* [Task details]: Skip any picture you find and retype all the remaining lines exactly.

[start]

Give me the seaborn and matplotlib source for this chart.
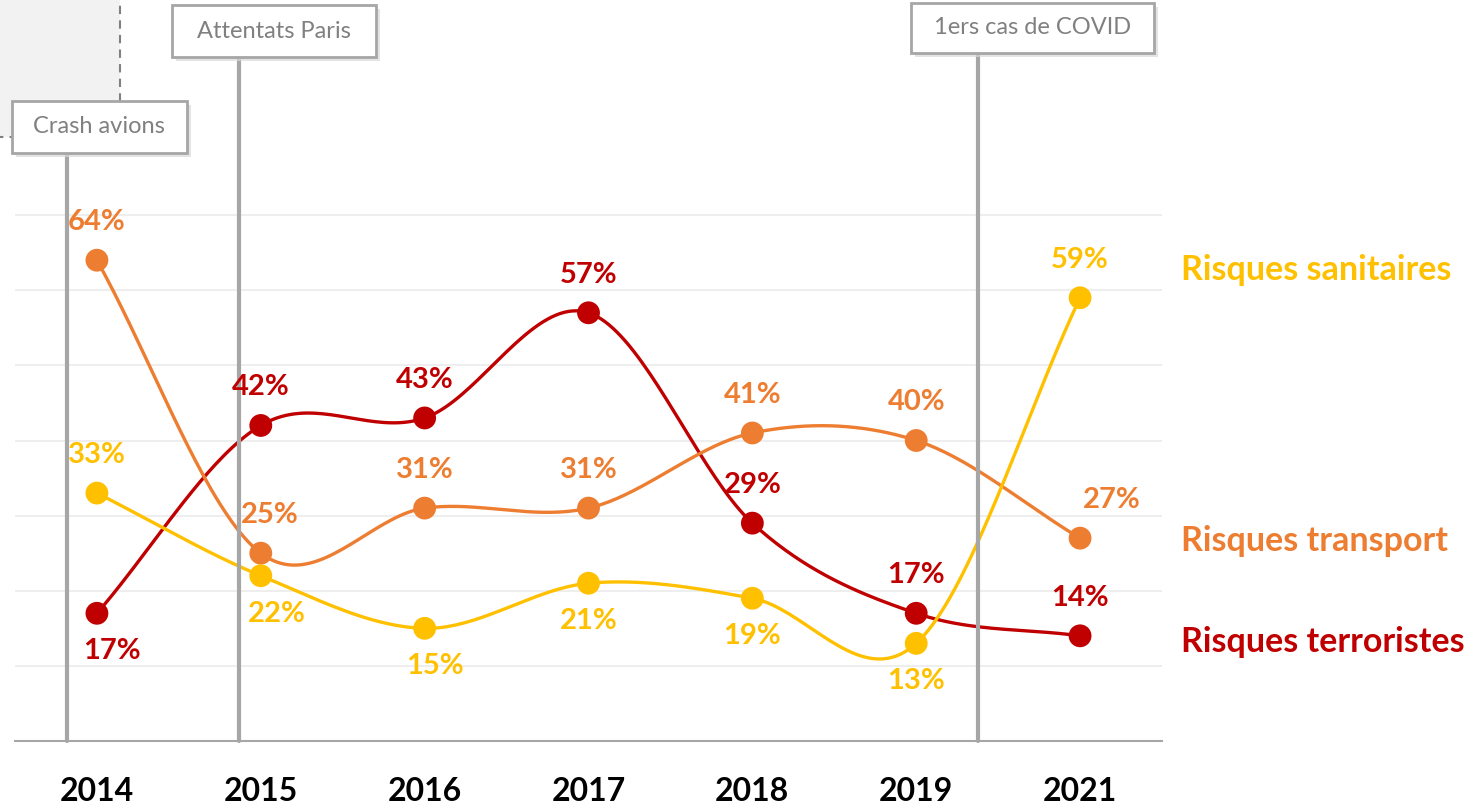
import numpy as np
import pandas as pd
import matplotlib.pyplot as plt
import matplotlib.patches as mpatches
from matplotlib.transforms import IdentityTransform
import seaborn as sns

# data
years = ['2014', '2015', '2016', '2017', '2018', '2019', '2021']
sanitaires = [33, 22, 15, 21, 19, 13, 59]
transport = [64, 25, 31, 31, 41, 40, 27]
terroristes = [17, 42, 43, 57, 29, 17, 14]
series_names = ['Risques terroristes', 'Risques transport', 'Risques sanitaires']

events = ['Crash avions', 'Attentats Paris', '1ers cas de COVID']

# layout (not data)
colors = {'Risques sanitaires': '#FFC000',
          'Risques transport': '#ED7D31',
          'Risques terroristes': '#C00000'}
# where the value label goes: 1 above the point, -1 below
label_side = {'Risques sanitaires': [1, -1, -1, -1, -1, -1, 1],
              'Risques transport': [1, 1, 1, 1, 1, 1, 1],
              'Risques terroristes': [-1, 1, 1, 1, 1, 1, 1]}
label_dx = {'Risques sanitaires': [0, 16, 10, 0, 0, 0, 0],
            'Risques transport': [0, 9, 0, 0, 0, 0, 32],
            'Risques terroristes': [15, 0, 0, 0, 0, 0, 0]}
event_x = [-0.18, 0.866, 5.38]        # between categories
event_top = [78.3, 91.0, 91.6]
box_size = [(175, 52), (204, 52), (243, 50)]   # px
box_shift = [32, 35, 54]                       # px right of the line
name_y = {'Risques sanitaires': 62.7, 'Risques transport': 26.6,
          'Risques terroristes': 13.2}

sns.set_style('white')
plt.rcParams['font.family'] = ['Lato', 'DejaVu Sans']


def smooth(y, n=40):
    # catmull-rom curve through the points (like excel smoothed lines)
    y = np.asarray(y, float)
    p = np.concatenate([[2 * y[0] - y[1]], y, [2 * y[-1] - y[-2]]])
    xs, ys = [], []
    for i in range(len(y) - 1):
        t = np.linspace(0, 1, n, endpoint=(i == len(y) - 2))
        p0, p1, p2, p3 = p[i:i + 4]
        yy = 0.5 * (2 * p1 + (-p0 + p2) * t
                    + (2 * p0 - 5 * p1 + 4 * p2 - p3) * t ** 2
                    + (-p0 + 3 * p1 - 3 * p2 + p3) * t ** 3)
        xs.append(i + t)
        ys.append(yy)
    return np.concatenate(xs), np.concatenate(ys)


values = {'Risques sanitaires': sanitaires,
          'Risques transport': transport,
          'Risques terroristes': terroristes}

fig = plt.figure(figsize=(14.83, 8.08), dpi=100)
ax = fig.add_axes([15 / 1483, 67 / 808, 1147 / 1483, 601 / 808])
ax.set_xlim(-0.5, 6.5)
ax.set_ylim(0, 80)

# grey area top left
fig.patches.append(mpatches.Rectangle((-5, 671), 125, 150, transform=IdentityTransform(),
                                      facecolor='#F2F2F2', edgecolor='#808080',
                                      linestyle=(0, (4, 3)), linewidth=1.5, zorder=0))

for name in series_names:
    sx, sy = smooth(values[name])
    curve = pd.DataFrame({'x': sx, 'y': sy})
    pts = pd.DataFrame({'x': np.arange(len(years)), 'y': values[name]})
    sns.lineplot(data=curve, x='x', y='y', color=colors[name], linewidth=2.4,
                 estimator=None, sort=False, ax=ax, zorder=3)
    sns.scatterplot(data=pts, x='x', y='y', color=colors[name], s=270,
                    edgecolor='none', ax=ax, zorder=4)
    for i, v in enumerate(values[name]):
        ax.annotate(f'{v}%', (i, v), xytext=(label_dx[name][i], 38 * label_side[name][i]),
                    textcoords='offset pixels', ha='center', va='center',
                    fontsize=21, fontweight='bold', color=colors[name], zorder=6)
    ax.text(6.616, name_y[name], name, color=colors[name], fontsize=24.5,
            fontweight='bold', ha='left', va='center', clip_on=False)

# events
for i, ev in enumerate(events):
    ax.plot([event_x[i], event_x[i]], [0, event_top[i]], color='#A6A6A6',
            linewidth=3, clip_on=False, zorder=5)
    px, py = ax.transData.transform((event_x[i], event_top[i]))
    w, h = box_size[i]
    x0 = px + box_shift[i] - w / 2
    fig.patches.append(mpatches.Rectangle((x0 + 4, py - 4), w, h, transform=IdentityTransform(),
                                          facecolor='#D9D9D9', edgecolor='none', alpha=0.7, zorder=6))
    fig.patches.append(mpatches.Rectangle((x0, py), w, h, transform=IdentityTransform(),
                                          facecolor='white', edgecolor='#A6A6A6',
                                          linewidth=2, zorder=7))
    fig.text((x0 + w / 2) / fig.bbox.width, (py + h / 2) / fig.bbox.height, ev,
             ha='center', va='center', fontsize=17, color='#808080', zorder=8)

# axes styling
ax.set_yticks(range(10, 80, 10))
ax.set_yticklabels([])
ax.yaxis.grid(True, color='#EDEDED', linewidth=1.3)
ax.tick_params(axis='y', length=0)
ax.set_xticks(range(len(years)))
ax.set_xticklabels(years, fontsize=23, fontweight='bold', color='black')
ax.set_xticks(np.arange(-0.5, 7, 1), minor=True)
ax.tick_params(axis='x', which='major', length=0, pad=26)
ax.tick_params(axis='x', which='minor', length=10, width=1.5, color='#A6A6A6')
for s in ['top', 'right', 'left']:
    ax.spines[s].set_visible(False)
ax.spines['bottom'].set_color('#A6A6A6')
ax.spines['bottom'].set_linewidth(1.5)
ax.set_xlabel('')
ax.set_ylabel('')

fig.savefig('out.png', dpi=100)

[end]

* [Expected answer]:
Give me the seaborn and matplotlib source for this chart.
import numpy as np
import pandas as pd
import matplotlib.pyplot as plt
import matplotlib.patches as mpatches
from matplotlib.transforms import IdentityTransform
import seaborn as sns

# data
years = ['2014', '2015', '2016', '2017', '2018', '2019', '2021']
sanitaires = [33, 22, 15, 21, 19, 13, 59]
transport = [64, 25, 31, 31, 41, 40, 27]
terroristes = [17, 42, 43, 57, 29, 17, 14]
series_names = ['Risques terroristes', 'Risques transport', 'Risques sanitaires']

events = ['Crash avions', 'Attentats Paris', '1ers cas de COVID']

# layout (not data)
colors = {'Risques sanitaires': '#FFC000',
          'Risques transport': '#ED7D31',
          'Risques terroristes': '#C00000'}
# where the value label goes: 1 above the point, -1 below
label_side = {'Risques sanitaires': [1, -1, -1, -1, -1, -1, 1],
              'Risques transport': [1, 1, 1, 1, 1, 1, 1],
              'Risques terroristes': [-1, 1, 1, 1, 1, 1, 1]}
label_dx = {'Risques sanitaires': [0, 16, 10, 0, 0, 0, 0],
            'Risques transport': [0, 9, 0, 0, 0, 0, 32],
            'Risques terroristes': [15, 0, 0, 0, 0, 0, 0]}
event_x = [-0.18, 0.866, 5.38]        # between categories
event_top = [78.3, 91.0, 91.6]
box_size = [(175, 52), (204, 52), (243, 50)]   # px
box_shift = [32, 35, 54]                       # px right of the line
name_y = {'Risques sanitaires': 62.7, 'Risques transport': 26.6,
          'Risques terroristes': 13.2}

sns.set_style('white')
plt.rcParams['font.family'] = ['Lato', 'DejaVu Sans']


def smooth(y, n=40):
    # catmull-rom curve through the points (like excel smoothed lines)
    y = np.asarray(y, float)
    p = np.concatenate([[2 * y[0] - y[1]], y, [2 * y[-1] - y[-2]]])
    xs, ys = [], []
    for i in range(len(y) - 1):
        t = np.linspace(0, 1, n, endpoint=(i == len(y) - 2))
        p0, p1, p2, p3 = p[i:i + 4]
        yy = 0.5 * (2 * p1 + (-p0 + p2) * t
                    + (2 * p0 - 5 * p1 + 4 * p2 - p3) * t ** 2
                    + (-p0 + 3 * p1 - 3 * p2 + p3) * t ** 3)
        xs.append(i + t)
        ys.append(yy)
    return np.concatenate(xs), np.concatenate(ys)


values = {'Risques sanitaires': sanitaires,
          'Risques transport': transport,
          'Risques terroristes': terroristes}

fig = plt.figure(figsize=(14.83, 8.08), dpi=100)
ax = fig.add_axes([15 / 1483, 67 / 808, 1147 / 1483, 601 / 808])
ax.set_xlim(-0.5, 6.5)
ax.set_ylim(0, 80)

# grey area top left
fig.patches.append(mpatches.Rectangle((-5, 671), 125, 150, transform=IdentityTransform(),
                                      facecolor='#F2F2F2', edgecolor='#808080',
                                      linestyle=(0, (4, 3)), linewidth=1.5, zorder=0))

for name in series_names:
    sx, sy = smooth(values[name])
    curve = pd.DataFrame({'x': sx, 'y': sy})
    pts = pd.DataFrame({'x': np.arange(len(years)), 'y': values[name]})
    sns.lineplot(data=curve, x='x', y='y', color=colors[name], linewidth=2.4,
                 estimator=None, sort=False, ax=ax, zorder=3)
    sns.scatterplot(data=pts, x='x', y='y', color=colors[name], s=270,
                    edgecolor='none', ax=ax, zorder=4)
    for i, v in enumerate(values[name]):
        ax.annotate(f'{v}%', (i, v), xytext=(label_dx[name][i], 38 * label_side[name][i]),
                    textcoords='offset pixels', ha='center', va='center',
                    fontsize=21, fontweight='bold', color=colors[name], zorder=6)
    ax.text(6.616, name_y[name], name, color=colors[name], fontsize=24.5,
            fontweight='bold', ha='left', va='center', clip_on=False)

# events
for i, ev in enumerate(events):
    ax.plot([event_x[i], event_x[i]], [0, event_top[i]], color='#A6A6A6',
            linewidth=3, clip_on=False, zorder=5)
    px, py = ax.transData.transform((event_x[i], event_top[i]))
    w, h = box_size[i]
    x0 = px + box_shift[i] - w / 2
    fig.patches.append(mpatches.Rectangle((x0 + 4, py - 4), w, h, transform=IdentityTransform(),
                                          facecolor='#D9D9D9', edgecolor='none', alpha=0.7, zorder=6))
    fig.patches.append(mpatches.Rectangle((x0, py), w, h, transform=IdentityTransform(),
                                          facecolor='white', edgecolor='#A6A6A6',
                                          linewidth=2, zorder=7))
    fig.text((x0 + w / 2) / fig.bbox.width, (py + h / 2) / fig.bbox.height, ev,
             ha='center', va='center', fontsize=17, color='#808080', zorder=8)

# axes styling
ax.set_yticks(range(10, 80, 10))
ax.set_yticklabels([])
ax.yaxis.grid(True, color='#EDEDED', linewidth=1.3)
ax.tick_params(axis='y', length=0)
ax.set_xticks(range(len(years)))
ax.set_xticklabels(years, fontsize=23, fontweight='bold', color='black')
ax.set_xticks(np.arange(-0.5, 7, 1), minor=True)
ax.tick_params(axis='x', which='major', length=0, pad=26)
ax.tick_params(axis='x', which='minor', length=10, width=1.5, color='#A6A6A6')
for s in ['top', 'right', 'left']:
    ax.spines[s].set_visible(False)
ax.spines['bottom'].set_color('#A6A6A6')
ax.spines['bottom'].set_linewidth(1.5)
ax.set_xlabel('')
ax.set_ylabel('')

fig.savefig('out.png', dpi=100)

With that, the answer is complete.